Elements of a PartnershipBackman v. Canada, 2001 SCC 10,  1 SCR 367
In a very short time a group of Canadians took assignment of a apartment complex under construction from a US partnership and sold the interest back to the same US partnership. The flip was intended to generate accounting losses for the Canadian group.
Iacobucci and Bastrache JJ write for a unanimous Court that the Canadian group cannot apply these accounting losses against income from other sources, because they are not a partnership at law. The appellants did not intend to carry on business with a view to profit; the alleged partnership was an empty shell.
The Canadians engaged in the transaction for tax planning purposes. In attempting to make use of partnership losses the appellants suggest that they became partners of a business. The allowance of a deduction depended on if a partnership had been created.
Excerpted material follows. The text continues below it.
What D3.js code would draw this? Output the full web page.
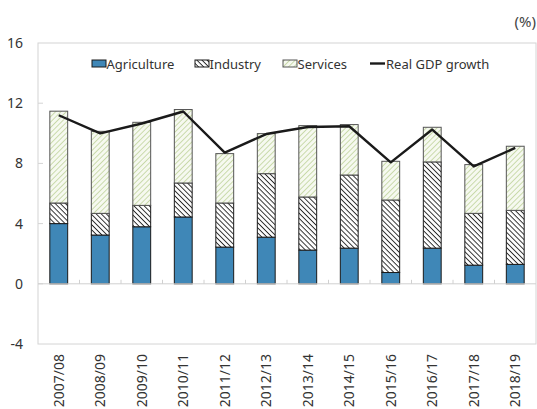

The provincial partnership Acts in Canada are based off of 1980 UK Partnership Act. The Court refers to Continental Bank (1988) SCC, in defining a partnership by three necessary elements: (1) A business (2) carried on in common (3) with a view to profit. In this case there was a business carried on in common, but no view to a profit.
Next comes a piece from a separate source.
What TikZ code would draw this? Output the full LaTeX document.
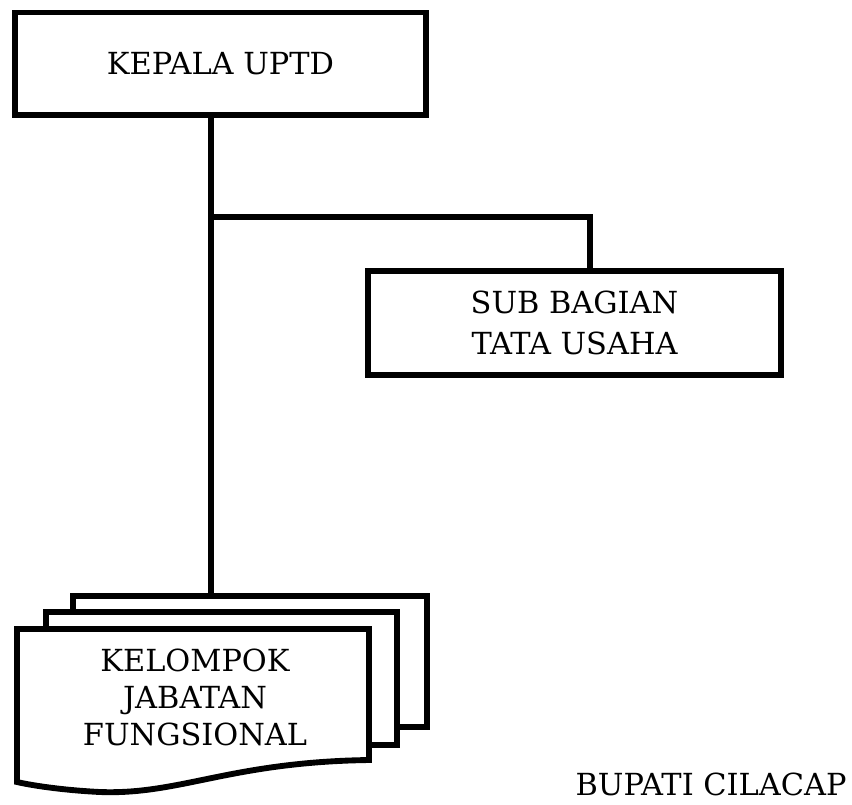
\documentclass[tikz,border=0pt]{standalone}
\usepackage{fontspec}
\setmainfont{DejaVu Serif}
\usetikzlibrary{positioning}

\begin{document}
\begin{tikzpicture}[x=0.75pt,y=-0.75pt,
  every node/.style={font=\fontsize{22.8}{30.75}\selectfont},
  unit/.style={draw,line width=4.4pt,fill=white,inner sep=0pt,outer sep=0pt,align=center},
  link/.style={line width=4.4pt},
  sheet/.style={draw,line width=4.4pt,fill=white}]
  \useasboundingbox (0,0) rectangle (852,804);
%%
  \node (kepala) at (220.5,63.75) [unit,minimum width=308.25pt,minimum height=76.9pt] {KEPALA UPTD};

  \node (subbag) at (574.5,323) [unit,minimum width=309.75pt,minimum height=78pt] {SUB BAGIAN\\TATA USAHA};

  % tumpukan lembar
  \draw [sheet] (73,596) rectangle (427,727);
  \draw [sheet] (46,612) rectangle (397,745);
  \draw [sheet] (17,629) -- (369,629) -- (369,760) .. controls (230,762) and (180,795) .. (100,792) .. controls (60,790) and (30,785) .. (17,782) -- cycle;

  \node (kelompok) at (195,697.5) [align=center,font=\fontsize{22.8}{28}\selectfont] {KELOMPOK\\JABATAN\\FUNGSIONAL};

  \node (bupati) at (711,784) {BUPATI CILACAP};

  \coordinate (fork) at (211,217);
  \coordinate (sub_in) at (590,271);
  \coordinate (kel_in) at (211,596);

  \draw [link] (kepala.south -| fork) -- (kel_in);
  \draw [link] (fork) -| (sub_in);
%
\end{tikzpicture}
\end{document}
A business is understood as any trade, occupation or profession. Blacks Law Dictionary defines carrying on a trade or business as holding ones self out to others as engaged in the selling of goods or services. Notably, business can exist for a single transaction. There has to be a substantive intention to carry on business.
The Court cites Lindley and Banks on Partnership for the proposition that the management of a business by one partner does not alone mean that the business is not carried out in common. Intention to carry on business considers the contribution of skill, knowledge, assets, interest in property, and sharing of profits and losses.
(2)View to profit
The court comments that there is an important distinction between motivation and intention. Motivation is that what compels action. The existence a tax planning as motivation does not derogate from the validity of transactions for tax purposes or formation of a partnership for tax purposes.
To be considered a partnership there must still be an intention to make profit; whether or not tax was a motivation. The intention to make profit is sufficiently met if its purpose is even ancillary. The Court states at paragraph 25 “. . . regard must be paid to the true contract and intention of the parties as appearing from the whole facts of the case. This should not be a mechanical application, rather evidence of context should be considered.” In this investigation “the Court should not adopt a purely quantitative analysis” The law does not require a net gain over a certain period of time to constitute a view for profit. In this case the Appellants had no long-term view to earn income.
Where a Canadian taxpayer wishes to apply losses from a foreign partnership the essential elements of a partnership under Canadian law must be met.